The case of Sami Aidoudi was highlighted by Alternative für Deutschland (AfD) and the Bild tabloid. Immigration authorities said they could not deport him because to do so was illegal, given the risk of persecution and torture he faced in his homeland. German intelligence authorities view him as a security threat because he spent time in a camp in Afghanistan before the September 11th, 2001 attacks, but have never proven he was a member of al-Qaeda.
Mr Aidoudi has consistently denied having any contact with Osama bin Laden but Bild continued writing about him as a poster boy for Germany’s “dysfunctional deportation system”.
A month ago the case came onto the radar of federal interior minister Horst Seehofer, whose Christian Social Union (CSU) hopes to claw back its absolute majority in October’s state election in Bavaria on a law-and-order ticket.
A deportation order issued was annulled by a western German court on July 12th, citing the “considerable likelihood of torture” he faced on return to Tunisia. Hours later, at 3am, he was collected and flown to Tunisia.
“I was kidnapped from Germany,” he said later, adding that police ignored his protestations and mention of the court order. “I was not allowed see my lawyer. They also prevented me contacting my wife and children.”
When news of the deportation broke, Mr Seehofer blamed a “communication failure”: a faxed order overturning the deportation was allegedly received by immigration authorities after the plane carrying the man had taken off.
A court in Gelsenkirchen found the deportation “grossly unlawful” and an infringement of “fundamental principles of the rule of law” because no diplomatic commitment had been received from Tunisia ensuring Mr Aidoudi would not be tortured on his return.
It imposed a €10,000 fine on the city of Bochum, where Mr Aidoudi lived.
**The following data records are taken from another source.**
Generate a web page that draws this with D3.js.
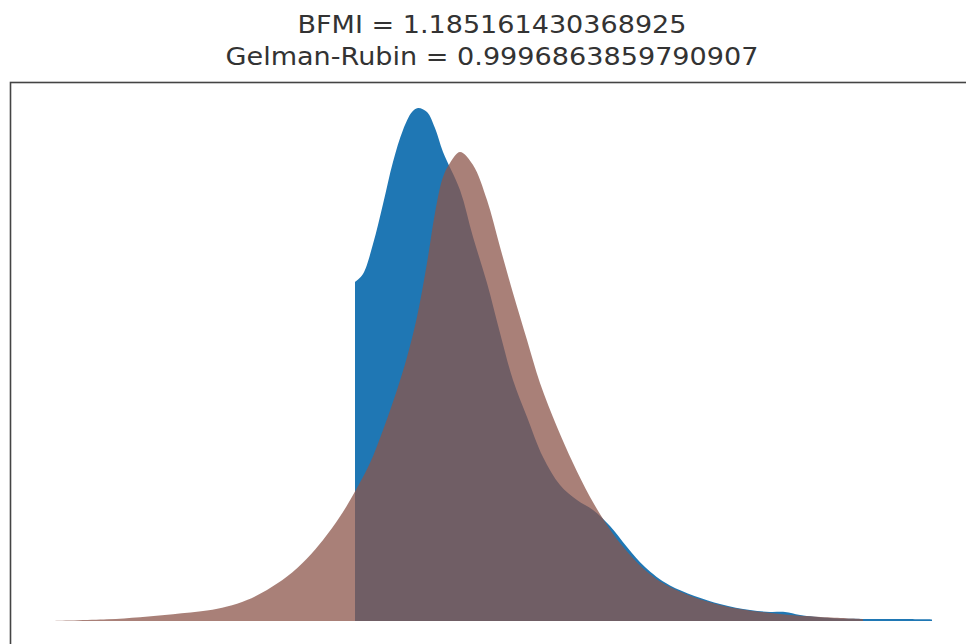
<!DOCTYPE html>
<html>
<head>
<meta charset="utf-8">
<title>Energy plot</title>
<style>
  body { margin: 0; background: #fff; }
  svg { display: block; }
</style>
</head>
<body>
<div class="plot_container"></div>
<script src="https://cdn.jsdelivr.net/npm/d3@7"></script>
<script>
// title lines
var titles = ["BFMI = 1.185161430368925", "Gelman-Rubin = 0.9996863859790907"];
var series = ["Energy transition", "Marginal energy"];

// marginal energy (blue), kde
var marginalX = [0, 0.133, 0.3, 0.467, 0.633, 0.8, 0.95, 1.05, 1.2, 1.333, 1.467, 1.75, 1.967,
    2.2, 2.417, 2.633, 2.867, 3.133, 3.417, 3.7, 3.967, 4.25, 4.533, 4.833, 5.25, 6.083, 6.583,
    6.917, 7.167, 7.417, 7.917, 8.467, 9.083, 9.617];
var marginalD = [0.1695, 0.1735, 0.1885, 0.2085, 0.2295, 0.2455, 0.2545, 0.2565, 0.2545, 0.2465, 0.2345, 0.2155, 0.192,
    0.169, 0.144, 0.1205, 0.102, 0.082, 0.068, 0.0605, 0.0555, 0.0475, 0.037, 0.027, 0.0178, 0.0085, 0.0055,
    0.0045, 0.0045, 0.003, 0.0015, 0.001, 0.001, 0.0008];

// energy transition (brown)
var transitionX = [-5.033, -4.133, -3.583, -3.033, -2.467, -2.133, -1.8, -1.467, -1.133, -0.8, -0.533, -0.25,
    -0.033, 0.25, 0.467, 0.7, 0.867, 1.033, 1.2, 1.333, 1.467, 1.583, 1.75, 1.967, 2.2, 2.417, 2.633,
    2.867, 3.083, 3.367, 3.633, 3.917, 4.2, 4.417, 4.833, 5.25, 6.083, 7.083, 8.467];
var transitionD = [0, 0.00085, 0.0019, 0.0034, 0.0052, 0.0072, 0.0105, 0.0155, 0.0222, 0.0313, 0.0405, 0.0522,
    0.063, 0.079, 0.0955, 0.1155, 0.132, 0.152, 0.179, 0.204, 0.222, 0.229, 0.2345, 0.228, 0.2105, 0.187, 0.164,
    0.1405, 0.119, 0.097, 0.079, 0.062, 0.048, 0.039, 0.0255, 0.017, 0.008, 0.0035, 0.001];

var width = 966, height = 644;
var colors = ["#8c564b", "#1f77b4"];

var svg = d3.select(".plot_container").append("svg")
    .attr("width", width)
    .attr("height", height);

var x = d3.scaleLinear().domain([-5, 10]).range([55, 955]);
var y = d3.scaleLinear().domain([0, 0.3]).range([621, 21]);

// axes frame (right and bottom edges fall outside the picture)
svg.append("rect")
    .attr("x", 10.5).attr("y", 82.5)
    .attr("width", 1000).attr("height", 700)
    .attr("fill", "none")
    .attr("stroke", "#444")
    .attr("stroke-width", 1.6);

var area = d3.area()
    .x(function(d){ return x(d[0]); })
    .y0(y(0))
    .y1(function(d){ return y(Math.max(0, d[1])); })
    .curve(d3.curveCatmullRom.alpha(0.5));

var marginal = d3.zip(marginalX, marginalD);
var transition = d3.zip(transitionX, transitionD);

svg.append("path")
    .datum(marginal)
    .attr("d", area)
    .attr("fill", colors[1]);

svg.append("path")
    .datum(transition)
    .attr("d", area)
    .attr("fill", colors[0])
    .attr("fill-opacity", 0.75);

// title
var titleLen = [389, 533];
svg.selectAll(".title")
    .data(titles)
    .enter()
    .append("text")
    .attr("class", "title")
    .attr("x", 492)
    .attr("y", function(d, i){ return 33 + i*32; })
    .attr("text-anchor", "middle")
    .attr("textLength", function(d, i){ return titleLen[i]; })
    .attr("lengthAdjust", "spacingAndGlyphs")
    .style("font-family", "DejaVu Sans")
    .style("font-size", "25px")
    .style("fill", "#333")
    .text(function(d){ return d; });
</script>
</body>
</html>
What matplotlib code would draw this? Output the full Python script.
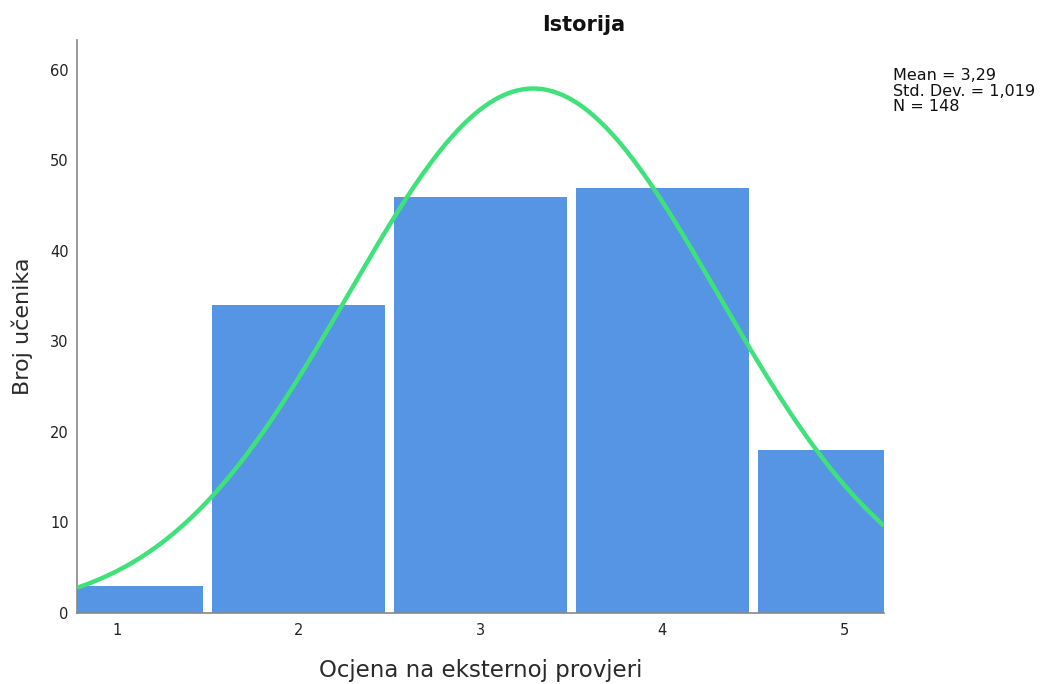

On his return to his homeland he was arrested but released after a judge found that no charges could be brought against him. Tunisian authorities say an investigation on suspicion of terrorism is ongoing, during which time he will be barred from leaving the country.
“At the moment it looks more like he is innocent than that he has any involvement in terrorist networks,” said a Tunisian justice ministry spokesman to Der Spiegel magazine.
After his release from prison in Tunisia, where he has not lived for 20 years, his German lawyer Seda Basay-Yildiz said she expected the state of North Rhine-Westphalia to follow the court ruling.
“The court ruled he was illegally deported and has to be returned,” said Ms Basay-Yildiz. “This illegal deportation took place apparently under political pressure and I consider it at odds with the rule of law.”
Whether her client ever returns to Germany is questionable. On Monday authorities in North Rhine Westphalia said that, because of his deportation, a “do not admit” flag was attached automatically to his file in the Schengen EU free travel database.